Forced arbitration of workplace sexual assault claims is no longer allowed in certain jurisdictions due to a growing recognition of the harm and injustice it causes to employees. The reason is that forced arbitration can be detrimental to employees and can limit their ability to seek justice and hold employers accountable for workplace violations. In the context of workplace sexual assault claims, this process can be particularly harmful to employees who may feel coerced into signing an arbitration agreement as a condition of employment and then find themselves facing a biased arbitrator who is unlikely to take their claims seriously.
What is Forced Arbitration
Forced arbitration is a process where employees are required to waive their right to file a lawsuit and instead must pursue their claims in a private arbitration process, which is typically conducted behind closed doors and without a jury. In addition, the employer often selects the arbitrator, which can lead to bias in favor of the employer.
Why Forced Arbitration is Disfavored
Forced arbitration is disfavored for several reasons. First, is the limitation on rights to appeal. Arbitration awards are generally final and binding, which means that there is limited opportunity for appeal. This can be problematic if the arbitrator makes an error in law or fact or if there is evidence of bias or misconduct. Similarly, by signing an arbitration agreement, employees often waive their right to pursue legal action in court. This means that they are limited in their ability to seek redress for workplace violations and may be forced to accept unfair or inadequate settlements.
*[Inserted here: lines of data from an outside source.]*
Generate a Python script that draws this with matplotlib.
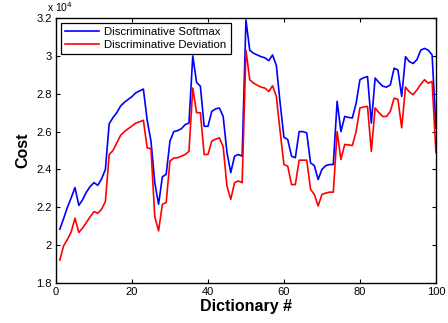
import numpy as np
import matplotlib
matplotlib.use("Agg")
import matplotlib.pyplot as plt

plt.rcParams['font.family'] = ['Liberation Sans', 'DejaVu Sans']

# cost values (x 10^4) for dictionaries 1..100
dictionary = np.arange(1, 101)

softmax = [
    2.084, 2.14, 2.20, 2.25, 2.304, 2.21, 2.24, 2.28, 2.31, 2.33,
    2.316, 2.35, 2.40, 2.642, 2.674, 2.70, 2.735, 2.755, 2.77, 2.785,
    2.805, 2.815, 2.825, 2.66, 2.55, 2.33, 2.216, 2.361, 2.374, 2.55,
    2.60, 2.605, 2.615, 2.637, 2.645, 3.0, 2.86, 2.84, 2.628, 2.628,
    2.707, 2.72, 2.725, 2.68, 2.49, 2.383, 2.47, 2.479, 2.47, 3.19,
    3.03, 3.014, 3.005, 2.996, 2.99, 2.975, 3.005, 2.95, 2.75, 2.57,
    2.558, 2.47, 2.462, 2.60, 2.60, 2.593, 2.435, 2.42, 2.347, 2.40,
    2.42, 2.426, 2.426, 2.76, 2.60, 2.68, 2.675, 2.672, 2.75, 2.874,
    2.885, 2.891, 2.645, 2.883, 2.86, 2.84, 2.835, 2.847, 2.935, 2.926,
    2.786, 2.996, 2.97, 2.96, 2.98, 3.03, 3.04, 3.03, 3.005, 2.62,
]

deviation = [
    1.921, 1.996, 2.03, 2.07, 2.142, 2.067, 2.09, 2.12, 2.15, 2.177,
    2.168, 2.19, 2.23, 2.479, 2.50, 2.54, 2.58, 2.60, 2.615, 2.63,
    2.645, 2.652, 2.66, 2.514, 2.509, 2.15, 2.075, 2.216, 2.225, 2.444,
    2.46, 2.462, 2.47, 2.479, 2.496, 2.83, 2.70, 2.70, 2.479, 2.479,
    2.55, 2.56, 2.567, 2.52, 2.312, 2.242, 2.33, 2.339, 2.33, 3.03,
    2.874, 2.856, 2.845, 2.835, 2.83, 2.812, 2.842, 2.786, 2.60, 2.426,
    2.417, 2.32, 2.32, 2.449, 2.449, 2.449, 2.295, 2.268, 2.207, 2.268,
    2.275, 2.28, 2.28, 2.60, 2.453, 2.532, 2.53, 2.526, 2.60, 2.725,
    2.73, 2.733, 2.496, 2.725, 2.70, 2.68, 2.68, 2.707, 2.777, 2.77,
    2.62, 2.835, 2.81, 2.795, 2.82, 2.85, 2.874, 2.856, 2.865, 2.49,
]

xticks = [0, 20, 40, 60, 80, 100]
yticks = [1.8, 2.0, 2.2, 2.4, 2.6, 2.8, 3.0, 3.2]
ytick_labels = ['1.8', '2', '2.2', '2.4', '2.6', '2.8', '3', '3.2']

fig = plt.figure(figsize=(4.48, 3.23), dpi=100)
ax = fig.add_axes([0.125, 0.124, 0.848, 0.820])

ax.plot(dictionary, softmax, color='#0000ff', linewidth=1.2, label='Discriminative Softmax')
ax.plot(dictionary, deviation, color='#ff0000', linewidth=1.2, label='Discriminative Deviation')

ax.set_xlim(0, 100)
ax.set_ylim(1.8, 3.2)
ax.set_xticks(xticks)
ax.set_yticks(yticks)
ax.set_yticklabels(ytick_labels)
ax.tick_params(direction='in', length=3, width=0.8, labelsize=8, top=True, right=True, pad=3)
for s in ax.spines.values():
    s.set_linewidth(1.0)

ax.set_xlabel('Dictionary #', fontsize=11.5, fontweight='bold', labelpad=1)
ax.set_ylabel('Cost', fontsize=11.5, fontweight='bold', labelpad=4)

fig.text(0.105, 0.958, 'x 10$^4$', fontsize=7.5, ha='left', va='bottom')

leg = ax.legend(loc='upper left', bbox_to_anchor=(0.0, 1.0), borderaxespad=0.45,
                fontsize=8.2, handlelength=3.0, handletextpad=0.45, borderpad=0.35,
                labelspacing=0.25, fancybox=False, framealpha=1, edgecolor='black')
leg.get_frame().set_linewidth(0.9)

fig.savefig('out.png', dpi=100)
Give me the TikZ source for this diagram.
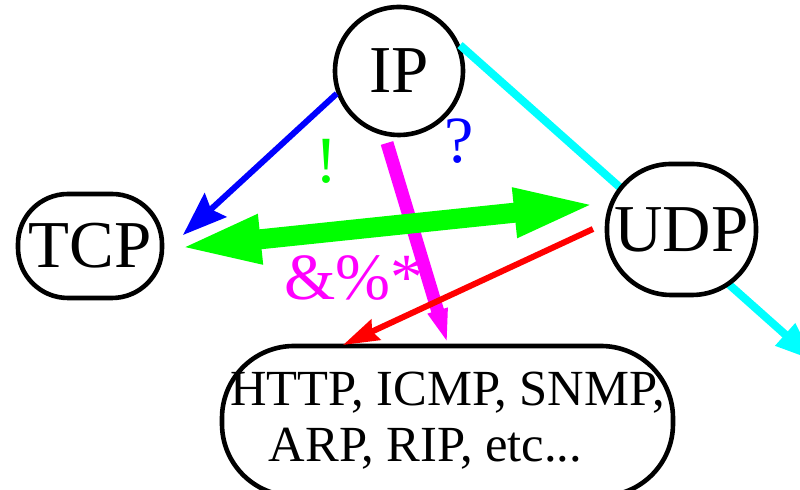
\documentclass[tikz,border=0pt]{standalone}
\usepackage{fontspec}
\setmainfont{Liberation Serif}
\usetikzlibrary{arrows.meta}
\begin{document}
\begin{tikzpicture}[x=0.5pt,y=-0.5pt,
  proto/.style={draw=black, line width=2.3pt, fill=white, inner sep=0pt,
    font=\fontsize{33.5}{40}\selectfont},
  lbl/.style={inner sep=0pt, anchor=base, font=\fontsize{33}{40}\selectfont},
  cyanline/.style={draw={rgb,255:red,0;green,255;blue,255}, line width=4pt,
    -{Triangle[length=20pt,width=14pt]}},
  blueline/.style={draw={rgb,255:red,0;green,0;blue,255}, line width=3pt,
    -{Stealth[length=22pt,width=16pt,inset=3pt]}},
  greenline/.style={draw={rgb,255:red,0;green,255;blue,0}, line width=10pt,
    {Triangle[length=42pt,width=22pt]}-{Triangle[length=42pt,width=22pt]}},
  magline/.style={draw={rgb,255:red,255;green,0;blue,255}, line width=6.5pt,
    -{Triangle[length=18pt,width=9pt]}},
  redline/.style={draw={rgb,255:red,255;green,0;blue,0}, line width=3pt,
    -{Stealth[length=18pt,width=11pt,inset=2pt]}}]
\useasboundingbox (0,0) rectangle (800,490);

\node[proto, circle, minimum size=64pt] (IP) at (399,71) {IP};
\coordinate (cyantip) at (815,361);
\draw[cyanline] (IP.23) -- (cyantip);

\node[proto, rounded corners=25pt, minimum width=72pt, minimum height=52pt] (TCP) at (90,246) {TCP};
\node[proto, rounded corners=32pt, minimum width=74.5pt, minimum height=65.5pt] (UDP) at (681.5,229.5) {UDP};
\node[proto, rounded corners=36pt, minimum width=225.5pt, minimum height=75pt,
  align=center, font=\fontsize{25.3}{28}\selectfont] (apps) at (447.5,421)
  {HTTP, ICMP, SNMP,\\ARP, RIP, etc...\hspace{22pt}\mbox{}};

\coordinate (magstart) at (387,143);
\coordinate (magtip) at (448,345);
\coordinate (greenleft) at (177,248);
\coordinate (greenright) at (598,204);
\coordinate (redstart) at (593,229);
\coordinate (redtip) at (343,345);
\coordinate (bluetip) at (183,235);

\draw[magline] (magstart) -- (magtip);
\draw[greenline] (greenleft) -- (greenright);
\draw[redline] (redstart) -- (redtip);
\draw[blueline] (IP.200) -- (bluetip);

\node[lbl, text={rgb,255:red,0;green,255;blue,0}] (bang) at (326,183) {!};
\node[lbl, text={rgb,255:red,0;green,0;blue,255}] (quest) at (459,163) {?};
\node[lbl, anchor=base west, text={rgb,255:red,255;green,0;blue,255}] (amp) at (284,300) {\&\%*};
\end{tikzpicture}
\end{document}
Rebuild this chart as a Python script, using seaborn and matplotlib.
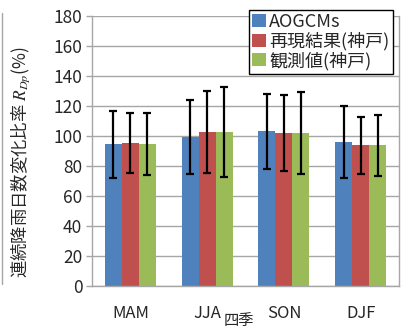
import matplotlib
matplotlib.use("Agg")
import matplotlib.pyplot as plt
from matplotlib.lines import Line2D
import seaborn as sns
import pandas as pd
import numpy as np

seasons = ["MAM", "JJA", "SON", "DJF"]
series = ["AOGCMs", "再現結果(神戸)", "観測値(神戸)"]
aogcm = [94.5, 99.5, 103.3, 96.0]
repro = [95.3, 102.7, 102.0, 93.8]
obs = [94.5, 102.7, 102.0, 93.8]
aogcm_err = [22.5, 24.5, 25.0, 24.0]
repro_err = [19.8, 27.5, 25.5, 18.8]
obs_err = [20.6, 30.2, 27.5, 20.3]
yticks = [0, 20, 40, 60, 80, 100, 120, 140, 160, 180]
colors = ["#4F81BD", "#C0504D", "#9BBB59"]

sns.set_theme(style="white")
plt.rcParams["font.family"] = ["Noto Sans CJK JP", "DejaVu Sans"]
plt.rcParams["mathtext.fontset"] = "stix"

df = pd.DataFrame({
    "season": seasons * 3,
    "series": [s for s in series for _ in seasons],
    "value": aogcm + repro + obs,
    "err": aogcm_err + repro_err + obs_err,
})

fig = plt.figure(figsize=(4.07, 3.28), dpi=100)
ax = fig.add_axes([92 / 407, 1 - 286 / 328, 307 / 407, 270 / 328])

sns.barplot(data=df, x="season", y="value", hue="series", order=seasons,
            hue_order=series, palette=colors, errorbar=None, width=0.665,
            saturation=1, linewidth=0, ax=ax)

# error bars centred on each bar
bars = [p for p in ax.patches if p.get_height() > 0][:len(df)]
for i, p in enumerate(bars):
    s_idx, c_idx = divmod(i, len(seasons))
    row = df[(df.series == series[s_idx]) & (df.season == seasons[c_idx])].iloc[0]
    xc = p.get_x() + p.get_width() / 2
    ax.errorbar(xc, row["value"], yerr=row["err"], fmt="none", ecolor="black",
                elinewidth=1.6, capsize=3, capthick=1.6, zorder=5)

ax.set_ylim(0, 180)
ax.set_xlim(-0.5, 3.5)
ax.set_yticks(yticks)
ax.yaxis.grid(True, color="#A6A6A6", linewidth=1)
ax.set_axisbelow(True)
for side in ["left", "right", "bottom", "top"]:
    ax.spines[side].set_visible(True)
    ax.spines[side].set_color("#A6A6A6")
    ax.spines[side].set_linewidth(1)
ax.spines["top"].set_visible(False)

ax.tick_params(axis="y", which="both", left=True, length=4, width=1,
               color="#A6A6A6", labelsize=12.5, pad=3)
ax.tick_params(axis="x", length=0, labelsize=12, pad=14)

ax.set_ylabel("連続降雨日数変化比率 $R_{Dp}$(%)", fontsize=12.5)
ax.yaxis.set_label_coords(-0.195, 0.46)
ax.set_xlabel("四季", fontsize=11)
ax.xaxis.set_label_coords(0.478, -0.098)

leg = ax.legend(loc="upper right", bbox_to_anchor=(0.981, 1.024), fontsize=13,
                frameon=True, fancybox=False, edgecolor="black",
                handlelength=0.75, handleheight=0.75, handletextpad=0.2,
                labelspacing=0.05, borderpad=0.2, borderaxespad=0)
leg.get_frame().set_linewidth(1)
leg.get_frame().set_alpha(1)

fig.add_artist(Line2D([1.5 / 407, 1.5 / 407], [1 - 284 / 328, 1 - 13 / 328],
                      transform=fig.transFigure, color="#A6A6A6", linewidth=1))

fig.savefig("out.png", dpi=100)
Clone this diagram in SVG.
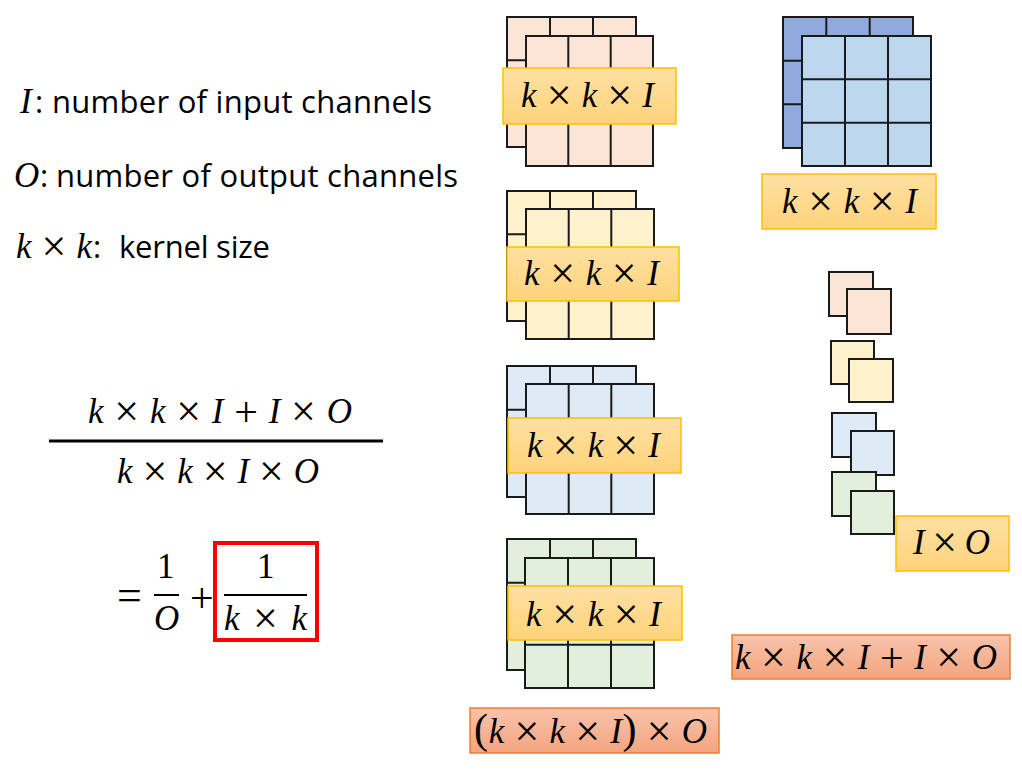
<svg xmlns="http://www.w3.org/2000/svg" width="1022" height="771" viewBox="0 0 1022 771">
<defs>
<linearGradient id="gOr" x1="0" y1="0" x2="0" y2="1"><stop offset="0" stop-color="#FFE0A3"/><stop offset="1" stop-color="#FFD37A"/></linearGradient>
<linearGradient id="gRd" x1="0" y1="0" x2="0" y2="1"><stop offset="0" stop-color="#F8C3AC"/><stop offset="1" stop-color="#F4A47F"/></linearGradient>
</defs>
<style>
.m{font-family:"Liberation Serif","DejaVu Serif",serif;font-style:italic;font-size:35px;fill:#000}
.u{font-family:"Liberation Serif","DejaVu Serif",serif;font-size:35px;fill:#000}
.x{font-style:normal;font-size:44px}
.p{font-style:normal;font-size:42px}
.s{font-family:"Open Sans","Liberation Sans",sans-serif;font-size:31px;fill:#000}
.g{stroke:#1a1a1a;stroke-width:2}
.gl{fill:none;stroke:#1a1a1a;stroke-width:2}
.lb{fill:url(#gOr);stroke:#FFC000;stroke-width:1.5}
.rb{fill:url(#gRd);stroke:#ED7D31;stroke-width:1.5}
.pe{fill:#FBE5D6}.ye{fill:#FFF2CC}.bl{fill:#DEEBF7}.gr{fill:#E2EFDA}.db{fill:#8FAADC}.lbl{fill:#BDD7EE}
</style>

<g id="legend">
<text class="m" x="20" y="113">I</text><text class="s" x="35" y="113">:</text>
<text class="s" x="52" y="113" textLength="380">number of input channels</text>
<text class="m" x="14" y="187">O</text><text class="s" x="40" y="187">:</text>
<text class="s" x="56" y="187" textLength="402">number of output channels</text>
<text class="m" x="16" y="258" textLength="76">k <tspan class="x" dy="3">×</tspan><tspan dy="-3"> k</tspan></text><text class="s" x="93" y="258">:</text>
<text class="s" x="119" y="258" textLength="151">kernel size</text>
</g>

<g id="ratio">
<text class="m" x="88" y="423" textLength="264">k <tspan class="x" dy="3">×</tspan><tspan dy="-3"> k </tspan><tspan class="x" dy="3">×</tspan><tspan dy="-3"> I </tspan><tspan class="p" dy="3">+</tspan><tspan dy="-3"> I </tspan><tspan class="x" dy="3">×</tspan><tspan dy="-3"> O</tspan></text>
<line x1="49" y1="441" x2="383" y2="441" stroke="#000" stroke-width="3"/>
<text class="m" x="117" y="483" textLength="202">k <tspan class="x" dy="3">×</tspan><tspan dy="-3"> k </tspan><tspan class="x" dy="3">×</tspan><tspan dy="-3"> I </tspan><tspan class="x" dy="3">×</tspan><tspan dy="-3"> O</tspan></text>
<text class="u" x="117" y="610" style="font-size:44px">=</text>
<text class="u" x="157" y="578">1</text>
<line x1="154" y1="595" x2="179" y2="595" stroke="#000" stroke-width="2"/>
<text class="m" x="154" y="630">O</text>
<text class="u" x="190" y="612" style="font-size:42px">+</text>
<rect x="215" y="543" width="102" height="97" fill="none" stroke="#FF0000" stroke-width="4"/>
<text class="u" x="257" y="578">1</text>
<line x1="224" y1="595" x2="307" y2="595" stroke="#000" stroke-width="2"/>
<text class="m" x="224" y="630" textLength="83">k <tspan class="x" dy="3">×</tspan><tspan dy="-3"> k</tspan></text>
</g>

<g id="filter1">
<rect class="g pe" x="507" y="17" width="129" height="130"/>
<path class="gl" d="M550 17V147M593 17V147M507 60.3H636M507 103.7H636"/>
<rect class="g pe" x="526" y="36" width="127" height="130"/>
<path class="gl" d="M568.3 36V166M610.7 36V166M526 79.3H653M526 122.7H653"/>
<rect class="lb" x="503" y="68" width="173" height="56"/>
<text class="m" x="521" y="107" textLength="133">k <tspan class="x" dy="3">×</tspan><tspan dy="-3"> k </tspan><tspan class="x" dy="3">×</tspan><tspan dy="-3"> I</tspan></text>
</g>

<g id="filter2">
<rect class="g ye" x="507" y="191" width="129" height="130"/>
<path class="gl" d="M550 191V321M593 191V321M507 234.3H636M507 277.7H636"/>
<rect class="g ye" x="526" y="209" width="128" height="130"/>
<path class="gl" d="M568.7 209V339M611.3 209V339M526 252.3H654M526 295.7H654"/>
<rect class="lb" x="507" y="247" width="172" height="54"/>
<text class="m" x="524" y="285" textLength="135">k <tspan class="x" dy="3">×</tspan><tspan dy="-3"> k </tspan><tspan class="x" dy="3">×</tspan><tspan dy="-3"> I</tspan></text>
</g>

<g id="filter3">
<rect class="g bl" x="507" y="366" width="129" height="131"/>
<path class="gl" d="M550 366V497M593 366V497M507 409.7H636M507 453.3H636"/>
<rect class="g bl" x="526" y="384" width="128" height="130"/>
<path class="gl" d="M568.7 384V514M611.3 384V514M526 427.3H654M526 470.7H654"/>
<rect class="lb" x="508" y="418" width="173" height="55"/>
<text class="m" x="527" y="457" textLength="133">k <tspan class="x" dy="3">×</tspan><tspan dy="-3"> k </tspan><tspan class="x" dy="3">×</tspan><tspan dy="-3"> I</tspan></text>
</g>

<g id="filter4">
<rect class="g gr" x="507" y="539" width="129" height="131"/>
<path class="gl" d="M550 539V670M593 539V670M507 582.7H636M507 626.3H636"/>
<rect class="g gr" x="525" y="558" width="129" height="130"/>
<path class="gl" d="M568 558V688M611 558V688M525 601.3H654M525 644.7H654"/>
<rect class="lb" x="508" y="586" width="174" height="54"/>
<text class="m" x="526" y="626" textLength="135">k <tspan class="x" dy="3">×</tspan><tspan dy="-3"> k </tspan><tspan class="x" dy="3">×</tspan><tspan dy="-3"> I</tspan></text>
</g>

<g id="total-standard">
<rect class="rb" x="470" y="708" width="249" height="45"/>
<text class="m" x="474" y="743" textLength="233"><tspan class="p">(</tspan>k <tspan class="x" dy="3">×</tspan><tspan dy="-3"> k </tspan><tspan class="x" dy="3">×</tspan><tspan dy="-3"> I</tspan><tspan class="p">)</tspan> <tspan class="x" dy="3">×</tspan><tspan dy="-3"> O</tspan></text>
</g>

<g id="depthwise">
<rect class="g db" x="783" y="17" width="130" height="131"/>
<path class="gl" d="M826.3 17V148M869.7 17V148M783 60.7H913M783 104.3H913"/>
<rect class="g lbl" x="802" y="36" width="129" height="130"/>
<path class="gl" d="M845 36V166M888 36V166M802 79.3H931M802 122.7H931"/>
<rect class="lb" x="762" y="174" width="174" height="55"/>
<text class="m" x="782" y="213" textLength="135">k <tspan class="x" dy="3">×</tspan><tspan dy="-3"> k </tspan><tspan class="x" dy="3">×</tspan><tspan dy="-3"> I</tspan></text>
</g>

<g id="pointwise">
<rect class="g pe" x="829" y="272" width="44" height="44"/>
<rect class="g pe" x="847" y="289" width="44" height="45"/>
<rect class="g ye" x="831" y="341" width="43" height="43"/>
<rect class="g ye" x="849" y="359" width="44" height="43"/>
<rect class="g bl" x="832" y="413" width="44" height="44"/>
<rect class="g bl" x="851" y="431" width="43" height="44"/>
<rect class="g gr" x="832" y="472" width="44" height="44"/>
<rect class="g gr" x="851" y="491" width="43" height="43"/>
<rect class="lb" x="896" y="516" width="113" height="55"/>
<text class="m" x="913" y="554" textLength="77">I <tspan class="x" dy="3">×</tspan><tspan dy="-3"> O</tspan></text>
</g>

<g id="total-separable">
<rect class="rb" x="732" y="635" width="278" height="44"/>
<text class="m" x="735" y="669" textLength="262">k <tspan class="x" dy="3">×</tspan><tspan dy="-3"> k </tspan><tspan class="x" dy="3">×</tspan><tspan dy="-3"> I </tspan><tspan class="p" dy="3">+</tspan><tspan dy="-3"> I </tspan><tspan class="x" dy="3">×</tspan><tspan dy="-3"> O</tspan></text>
</g>

<g id="connectors"/>
</svg>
Other issues include the lack of transparency and the potential for bias. Arbitration proceedings are usually conducted behind closed doors, without public scrutiny, which means that there is less transparency and accountability compared to court proceedings. This lack of transparency can be particularly harmful in cases where there is a power imbalance between the parties involved. Also, employers often select the arbitrator, which can lead to bias in favor of the employer. This can result in outcomes that are unfair to employees, especially in cases of workplace sexual harassment or assault, where there is often a power imbalance between the accuser and the accused.
Increased Scrutiny Where Sexual Assault is Involved
The #MeToo movement, which brought attention to the prevalence of workplace sexual harassment and assault, has led to increased scrutiny of forced arbitration clauses in employment contracts. As a result, some jurisdictions have passed laws or regulations that prohibit employers from requiring employees to sign arbitration agreements for sexual harassment and assault claims.
For example, in the United States, the 2021 Consolidated Appropriations Act amended the Federal Arbitration Act to prohibit pre-dispute arbitration agreements for sexual harassment and discrimination claims. In addition, some states, such as California, New York, and Washington, have passed laws that limit the use of forced arbitration for sexual harassment and assault claims. Overall, the movement towards eliminating forced arbitration of workplace sexual assault claims is part of a broader effort to hold employers accountable for creating safe and respectful workplaces for all employees.
For future reference, any agreements executed before the enactment of the End Forced Arbitration of Sexual Assault and Sexual Harassment (“EFASASH”) on March 3, 2022, are still valid and enforceable with regards to sexual assault and sexual harassment claims. The EFASASH only applies prospectively, and at that point the employee can choose whether to arbitrate their claims or render the agreement unenforceable with regards to claims for sexual assault and sexual harassment.